Yes, that sounds generally possible.

There's the Universal Approximation Theorem that says that a sufficiently large Neural network¹ can approximate any continuous function on anything isomorphic to $\mathbb R^N$ (and your FFT output is that), including things like

map this FFT output to a vector of resonant frequencies.

Now, what that says that if such a continuous function exists, then a neural network can reproduce the same.

It's then "just" a problem of training the weights of that neural network. That training usually happens through putting in data and judging the output (e.g. by how "correct" the output is, which requires you to already know the correct output, or by making sure the output probability distribution is as close as possible to what the distribution of the true phenomenon is).

However, whether or not that function exists is more of a physical / stochastic problem: For example, when I want a function

map the FFT of the acellerometer signal to the weight of the fattest cat of the oldest cat-owning person on this planet

no neural network could approximate that – simply because there's no relationship between the signal and the cat.

So, a Neural Network can't do magic: if things are stochastically independent, or ambiguous, then no estimation can be implemented, by a Neural Network or anything else.

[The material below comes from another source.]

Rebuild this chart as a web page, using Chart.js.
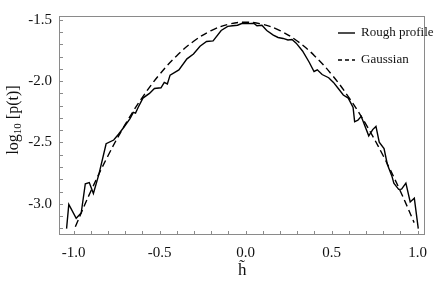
<!DOCTYPE html>
<html><head><meta charset="utf-8">
<script src="https://cdn.jsdelivr.net/npm/chart.js@4.4.1/dist/chart.umd.min.js"></script>
<style>html,body{margin:0;padding:0;background:#fff}#w{width:436px;height:286px;position:relative}</style>
</head><body><div id="w"><canvas id="c"></canvas></div>
<script>
const seriesNames = ["Rough profile", "Gaussian"];
const roughX = [-1.041,-1.028,-0.985,-0.956,-0.932,-0.909,-0.885,-0.852,-0.811,-0.767,-0.739,-0.710,-0.672,-0.653,-0.640,-0.625,-0.597,-0.559,-0.530,-0.492,-0.473,-0.455,-0.439,-0.388,-0.341,-0.303,-0.265,-0.227,-0.189,-0.142,-0.104,-0.076,-0.047,-0.019,0.019,0.047,0.066,0.095,0.123,0.161,0.189,0.218,0.246,0.270,0.294,0.331,0.369,0.398,0.417,0.445,0.483,0.511,0.540,0.568,0.597,0.625,0.634,0.653,0.672,0.691,0.716,0.739,0.758,0.777,0.805,0.824,0.852,0.862,0.890,0.907,0.932,0.957,0.981,1.004];
const roughY = [-3.202,-3.005,-3.118,-3.075,-2.836,-2.826,-2.915,-2.754,-2.510,-2.480,-2.433,-2.380,-2.305,-2.254,-2.260,-2.215,-2.138,-2.100,-2.060,-2.054,-2.010,-2.023,-1.951,-1.908,-1.818,-1.779,-1.715,-1.677,-1.672,-1.587,-1.554,-1.549,-1.544,-1.528,-1.531,-1.528,-1.549,-1.544,-1.587,-1.625,-1.644,-1.652,-1.664,-1.660,-1.690,-1.754,-1.844,-1.921,-1.908,-1.946,-1.972,-2.010,-2.062,-2.113,-2.138,-2.215,-2.331,-2.318,-2.287,-2.356,-2.446,-2.395,-2.369,-2.498,-2.549,-2.677,-2.780,-2.831,-2.882,-2.880,-2.831,-2.985,-2.954,-3.202];
const gaussX = [-0.99,-0.9,-0.8,-0.7,-0.6,-0.5,-0.4,-0.3,-0.2,-0.1,0.0,0.1,0.2,0.3,0.4,0.5,0.6,0.7,0.8,0.9,0.98];
const gaussY = [-3.186,-2.897,-2.608,-2.353,-2.132,-1.945,-1.792,-1.673,-1.588,-1.537,-1.520,-1.537,-1.588,-1.673,-1.792,-1.945,-2.132,-2.353,-2.608,-2.897,-3.153];
const xMajorTicks = [-1.0,-0.5,0.0,0.5,1.0];
const yMajorTicks = [-3.0,-2.5,-2.0,-1.5];
const xMinorTicks = [-1.0,-0.9,-0.8,-0.7,-0.6,-0.5,-0.4,-0.3,-0.2,-0.1,0.0,0.1,0.2,0.3,0.4,0.5,0.6,0.7,0.8,0.9,1.0];
const yMinorTicks = [-3.2,-3.1,-3.0,-2.9,-2.8,-2.7,-2.6,-2.5,-2.4,-2.3,-2.2,-2.1,-2.0,-1.9,-1.8,-1.7,-1.6,-1.5];
const xTitle = "h\u0303";
const yTitleParts = ["log", "10", " [p(t)]"];

const FONT = "'Liberation Serif', 'Times New Roman', serif";
const FRAME = "#8a8a8a";

const decor = {
  id: "decor",
  afterDatasetsDraw(chart) {
    const ctx = chart.ctx, a = chart.chartArea;
    const xs = chart.scales.x, ys = chart.scales.y;
    ctx.save();
    ctx.strokeStyle = FRAME; ctx.lineWidth = 1;
    ctx.strokeRect(Math.round(a.left) + 0.5, Math.round(a.top) + 0.5, Math.round(a.right - a.left) - 1, Math.round(a.bottom - a.top) - 1);
    ctx.beginPath();
    xMinorTicks.forEach(v => {
      const px = Math.round(xs.getPixelForValue(v)) + 0.5;
      ctx.moveTo(px, a.bottom); ctx.lineTo(px, a.bottom - 4);
    });
    yMinorTicks.forEach(v => {
      const py = Math.round(ys.getPixelForValue(v)) + 0.5;
      ctx.moveTo(a.left, py); ctx.lineTo(a.left + 4, py);
    });
    ctx.stroke();
    // legend
    const ds = chart.data.datasets;
    const lx0 = 338, lx1 = 355, tx = 361, ly = [33, 60];
    ds.forEach((d, i) => {
      ctx.strokeStyle = d.borderColor; ctx.lineWidth = d.borderWidth;
      ctx.setLineDash(d.borderDash ? [4, 3] : []);
      ctx.beginPath(); ctx.moveTo(lx0, ly[i]); ctx.lineTo(lx1, ly[i]); ctx.stroke();
      ctx.setLineDash([]);
      ctx.fillStyle = "#111"; ctx.font = "13px " + FONT;
      ctx.textBaseline = "middle"; ctx.textAlign = "left";
      ctx.fillText(d.label, tx, ly[i]);
    });
    // y title
    ctx.translate(13, 120);
    ctx.rotate(-Math.PI / 2);
    ctx.fillStyle = "#111"; ctx.textBaseline = "alphabetic"; ctx.textAlign = "left";
    const f1 = "16px " + FONT, f2 = "11px " + FONT;
    ctx.font = f1; const w0 = ctx.measureText(yTitleParts[0]).width;
    ctx.font = f2; const w1 = ctx.measureText(yTitleParts[1]).width;
    ctx.font = f1; const w2 = ctx.measureText(yTitleParts[2]).width;
    let x = -(w0 + w1 + w2) / 2;
    const base = 5;
    ctx.font = f1; ctx.fillText(yTitleParts[0], x, base); x += w0;
    ctx.font = f2; ctx.fillText(yTitleParts[1], x, base + 3); x += w1;
    ctx.font = f1; ctx.fillText(yTitleParts[2], x, base);
    ctx.restore();
  }
};

new Chart(document.getElementById("c"), {
  type: "scatter",
  data: {
    datasets: [
      { label: seriesNames[0], data: roughX.map((x, i) => ({x, y: roughY[i]})), showLine: true, borderColor: "#000", borderWidth: 1.4, pointRadius: 0, tension: 0, fill: false },
      { label: seriesNames[1], data: gaussX.map((x, i) => ({x, y: gaussY[i]})), showLine: true, borderColor: "#000", borderWidth: 1.4, borderDash: [7, 4], pointRadius: 0, tension: 0.4, fill: false }
    ]
  },
  options: {
    responsive: true, maintainAspectRatio: false, animation: false,
    layout: { padding: { top: 3, right: 2, left: 0, bottom: 0 } },
    plugins: { legend: { display: false }, tooltip: { enabled: false } },
    scales: {
      x: {
        type: "linear", min: -1.085, max: 1.045,
        grid: { display: false, drawTicks: false }, border: { display: false },
        afterBuildTicks: s => { s.ticks = xMajorTicks.map(v => ({ value: v })); },
        afterFit: s => { s.height = 51; },
        ticks: { padding: 9, color: "#111", font: { family: FONT, size: 15 }, maxRotation: 0, autoSkip: false, callback: v => v.toFixed(1) },
        title: { display: true, text: xTitle, color: "#111", font: { family: FONT, size: 17 }, padding: { top: 0, bottom: 5 } }
      },
      y: {
        type: "linear", min: -3.254, max: -1.469,
        grid: { display: false, drawTicks: false }, border: { display: false },
        afterBuildTicks: s => { s.ticks = yMajorTicks.map(v => ({ value: v })); },
        afterFit: s => { s.width = 59; },
        ticks: { padding: 7, color: "#111", font: { family: FONT, size: 15 }, autoSkip: false, callback: v => v.toFixed(1) },
        title: { display: false }
      }
    }
  },
  plugins: [decor]
});
</script>
</body></html>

That's kind of an important thing to keep in mind, especially when reading the hype literature about Neural Networks that still occasionally show up:

If there's no mutual information between in- and output of the proposed mapping, then there's nothing any algorithm could do – be it a Neural Network, or anything else.

But in your case, I think you have good reason to assume there's a solid amount of relation between your input data and the output you want, so you should be fine.


¹ "sufficient" can be very large; and you need activation functions that aren't polynomials; what we call "neural networks" usually doesn't use polynomials.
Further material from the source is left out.